--- Begin Dataset records ---

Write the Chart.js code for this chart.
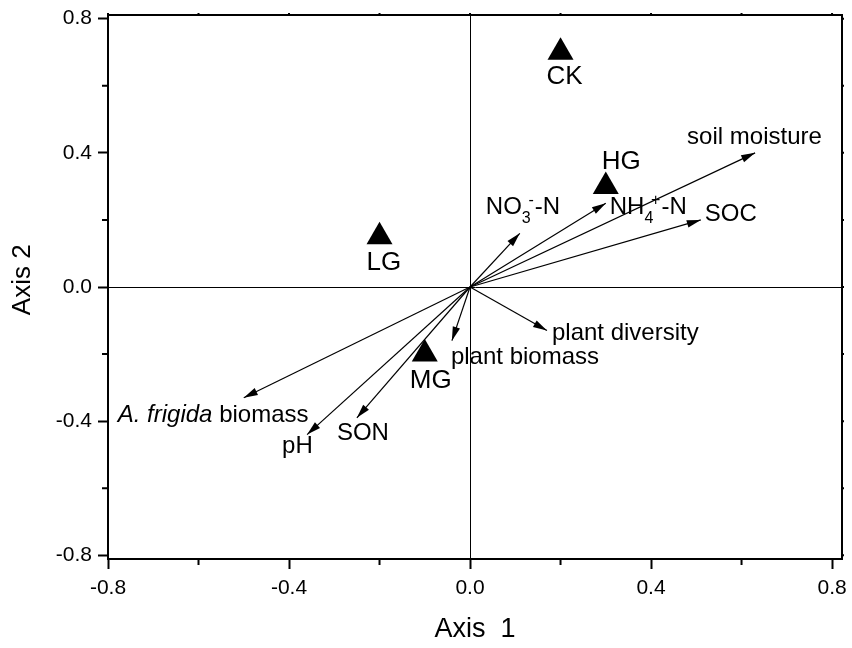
<!DOCTYPE html>
<html><head><meta charset="utf-8">
<script src="https://cdn.jsdelivr.net/npm/chart.js@4/dist/chart.umd.min.js"></script>
<style>html,body{margin:0;padding:0;background:#fff;}#wrap{width:852px;height:648px;}</style>
</head><body><div id="wrap"><canvas id="c" width="852" height="648"></canvas></div>
<script>
// ---- data ----
const sampleNames = ['CK', 'HG', 'LG', 'MG'];
const sampleX = [0.20, 0.30, -0.20, -0.10];
const sampleY = [0.70, 0.30, 0.15, -0.20];

const varNames = ['soil moisture', 'SOC', 'NH4+-N', 'NO3--N', 'plant diversity', 'plant biomass', 'SON', 'pH', 'A. frigida biomass'];
const varX = [0.63, 0.51, 0.30, 0.11, 0.17, -0.04, -0.25, -0.36, -0.50];
const varY = [0.40, 0.20, 0.25, 0.16, -0.13, -0.16, -0.39, -0.44, -0.33];

const tickValues = [-0.8, -0.6, -0.4, -0.2, 0, 0.2, 0.4, 0.6, 0.8];
const tickLabels = ['-0.8', '-0.4', '0.0', '0.4', '0.8'];

// rich-text label parts (text, style)
const varLabelParts = [
  [['soil moisture', 'n']],
  [['SOC', 'n']],
  [['NH', 'n'], ['4', 'sub'], ['+', 'sup'], ['-N', 'n']],
  [['NO', 'n'], ['3', 'sub'], ['-', 'sup'], ['-N', 'n']],
  [['plant diversity', 'n']],
  [['plant biomass', 'n']],
  [['SON', 'n']],
  [['pH', 'n']],
  [['A. frigida', 'i'], [' biomass', 'n']]
];
// label layout: pixel offsets (left, baseline) from arrow tip / marker
const varLabelOffset = [[-68, -9], [4, 1], [4, 11], [-34, -19], [5, 9], [-1, 23], [-20, 22], [-25, 18], [-126, 24]];
const sampleLabelOffset = [[-14, 32], [-4, -17], [-13, 33], [-15, 34]];

const FONT = '"Liberation Sans", Arial, Helvetica, sans-serif';

function isMajor(v) { return tickLabels.includes(v.toFixed(1)) && Math.abs(Math.round(v * 10) % 4) === 0; }

function drawRich(ctx, parts, x, y, size) {
  let cx = x, subStart = x, subW = 0;
  const small = 16;
  for (const [t, st] of parts) {
    if (st === 'n' || st === 'i') {
      ctx.font = (st === 'i' ? 'italic ' : '') + size + 'px ' + FONT;
      ctx.fillText(t, cx, y);
      cx += ctx.measureText(t).width;
    } else if (st === 'sub') {
      ctx.font = small + 'px ' + FONT;
      ctx.fillText(t, cx, y + 9);
      subStart = cx; subW = ctx.measureText(t).width;
      cx += subW;
    } else if (st === 'sup') {
      ctx.font = small + 'px ' + FONT;
      const sx = subStart + subW * 0.75;
      ctx.fillText(t, sx, y - 9);
      cx = Math.max(cx, sx + ctx.measureText(t).width) + 1;
    }
  }
}

const arrowDatasets = varX.map((vx, i) => ({
  type: 'scatter',
  label: varNames[i],
  data: [{ x: 0, y: 0 }, { x: vx, y: varY[i] }],
  showLine: true,
  borderColor: '#000',
  borderWidth: 1.2,
  pointRadius: 0,
  pointHoverRadius: 0,
  order: 2
}));

const sampleDataset = {
  type: 'scatter',
  label: 'samples',
  data: sampleX.map((x, i) => ({ x: x, y: sampleY[i] })),
  pointStyle: 'triangle',
  pointRadius: 15,
  pointHoverRadius: 15,
  backgroundColor: '#000',
  borderColor: '#000',
  borderWidth: 0,
  order: 1
};

const decor = {
  id: 'decor',
  afterDatasetsDraw(chart) {
    const ctx = chart.ctx;
    const xs = chart.scales.x, ys = chart.scales.y;
    const a = chart.chartArea;
    ctx.save();
    // arrowheads
    ctx.fillStyle = '#000';
    chart.data.datasets.forEach((ds, di) => {
      if (ds.label === 'samples') return;
      const meta = chart.getDatasetMeta(di);
      const p0 = meta.data[0], p1 = meta.data[1];
      const ang = Math.atan2(p1.y - p0.y, p1.x - p0.x);
      const L = 14, W = 3.8;
      const bx = p1.x - L * Math.cos(ang), by = p1.y - L * Math.sin(ang);
      ctx.beginPath();
      ctx.moveTo(p1.x, p1.y);
      ctx.lineTo(bx - W * Math.sin(ang), by + W * Math.cos(ang));
      ctx.lineTo(bx + W * Math.sin(ang), by - W * Math.cos(ang));
      ctx.closePath();
      ctx.fill();
    });
    // variable labels
    ctx.fillStyle = '#000';
    ctx.textBaseline = 'alphabetic';
    ctx.textAlign = 'left';
    chart.data.datasets.forEach((ds, di) => {
      if (ds.label === 'samples') return;
      const idx = varNames.indexOf(ds.label);
      const p1 = chart.getDatasetMeta(di).data[1];
      const off = varLabelOffset[idx];
      drawRich(ctx, varLabelParts[idx], p1.x + off[0], p1.y + off[1], 24);
    });
    // sample labels
    const sdi = chart.data.datasets.findIndex(d => d.label === 'samples');
    const smeta = chart.getDatasetMeta(sdi);
    ctx.font = '26px ' + FONT;
    sampleNames.forEach((n, i) => {
      const p = smeta.data[i];
      ctx.fillText(n, p.x + sampleLabelOffset[i][0], p.y + sampleLabelOffset[i][1]);
    });
    // frame (top/right) + minor ticks + tiny outer ticks
    ctx.strokeStyle = '#000';
    ctx.lineWidth = 2;
    ctx.beginPath();
    ctx.moveTo(a.left, a.top); ctx.lineTo(a.right, a.top); ctx.lineTo(a.right, a.bottom);
    ctx.stroke();
    ctx.beginPath();
    tickValues.forEach(v => {
      const px = xs.getPixelForValue(v), py = ys.getPixelForValue(v);
      if (!isMajor(v)) {
        ctx.moveTo(px, a.bottom); ctx.lineTo(px, a.bottom + 6);
        ctx.moveTo(a.left, py); ctx.lineTo(a.left - 6, py);
      }
      ctx.moveTo(px, a.top); ctx.lineTo(px, a.top - 2);
      ctx.moveTo(a.right, py); ctx.lineTo(a.right + 2, py);
    });
    ctx.stroke();
    ctx.restore();
  }
};

const gridCfg = {
  drawOnChartArea: true,
  color: c => (c.tick && Math.abs(c.tick.value) < 1e-9) ? '#000' : 'rgba(0,0,0,0)',
  lineWidth: 1,
  tickLength: 10,
  tickWidth: 2,
  tickColor: c => (c.tick && isMajor(c.tick.value)) ? '#000' : 'rgba(0,0,0,0)'
};

new Chart(document.getElementById('c'), {
  type: 'scatter',
  data: { datasets: [...arrowDatasets, sampleDataset] },
  options: {
    responsive: false,
    animation: false,
    devicePixelRatio: 1,
    layout: { autoPadding: false, padding: { top: 15, right: 10, left: 0, bottom: 0 } },
    plugins: { legend: { display: false }, tooltip: { enabled: false } },
    scales: {
      x: {
        type: 'linear', min: -0.8, max: 0.822,
        afterBuildTicks: s => { s.ticks = tickValues.map(v => ({ value: v })); },
        afterFit: s => { s.height = 89; s.paddingLeft = 0; s.paddingRight = 0; },
        ticks: {
          autoSkip: false, maxRotation: 0, padding: 7, color: '#000',
          font: { family: FONT, size: 21 },
          callback: v => isMajor(v) ? v.toFixed(1) : ''
        },
        grid: gridCfg,
        border: { color: '#000', width: 2 },
        title: { display: true, text: 'Axis  1', color: '#000', font: { family: FONT, size: 27 }, padding: { top: 0, bottom: 2 } }
      },
      y: {
        type: 'linear', min: -0.811, max: 0.811,
        afterBuildTicks: s => { s.ticks = tickValues.map(v => ({ value: v })); },
        afterFit: s => { s.width = 108; s.paddingTop = 0; s.paddingBottom = 0; },
        ticks: {
          autoSkip: false, padding: 6, color: '#000',
          font: { family: FONT, size: 21 },
          callback: v => isMajor(v) ? v.toFixed(1) : ''
        },
        grid: gridCfg,
        border: { color: '#000', width: 2 },
        title: { display: true, text: '  Axis 2', color: '#000', font: { family: FONT, size: 26 }, padding: { top: 7, bottom: 0 } }
      }
    }
  },
  plugins: [decor]
});
</script></body></html>
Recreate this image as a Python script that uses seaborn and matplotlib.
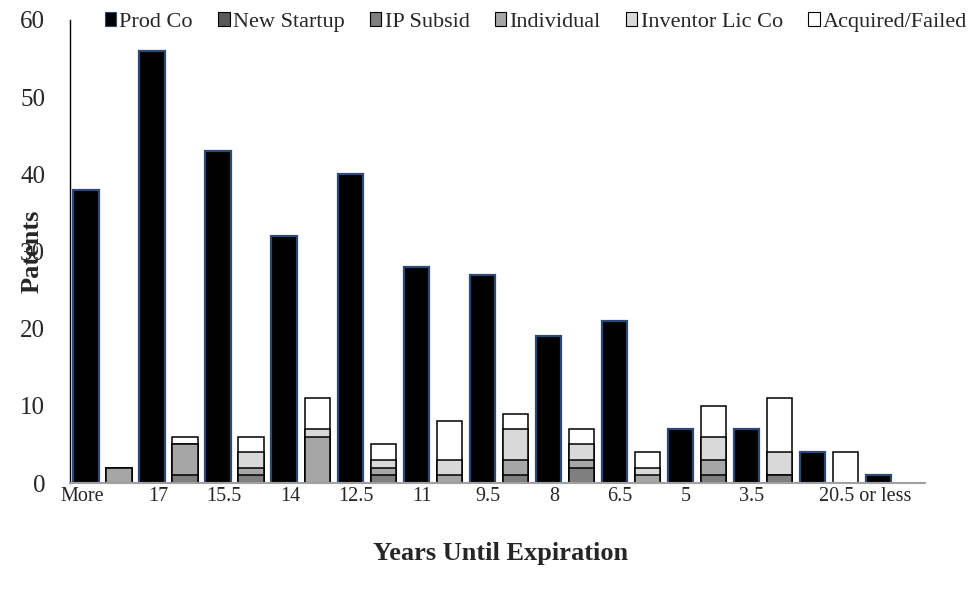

--- End Dataset records ---

Aim of the exercise >> Repeat the lines exactly as they stand, from the opening line of the data through the line with "const sampleY = [0.70, 0.30, 0.15, -0.20];". Pictures stay out of the copy.

Full answer >>
Write the Chart.js code for this chart.
<!DOCTYPE html>
<html><head><meta charset="utf-8">
<script src="https://cdn.jsdelivr.net/npm/chart.js@4/dist/chart.umd.min.js"></script>
<style>html,body{margin:0;padding:0;background:#fff;}#wrap{width:852px;height:648px;}</style>
</head><body><div id="wrap"><canvas id="c" width="852" height="648"></canvas></div>
<script>
// ---- data ----
const sampleNames = ['CK', 'HG', 'LG', 'MG'];
const sampleX = [0.20, 0.30, -0.20, -0.10];
const sampleY = [0.70, 0.30, 0.15, -0.20];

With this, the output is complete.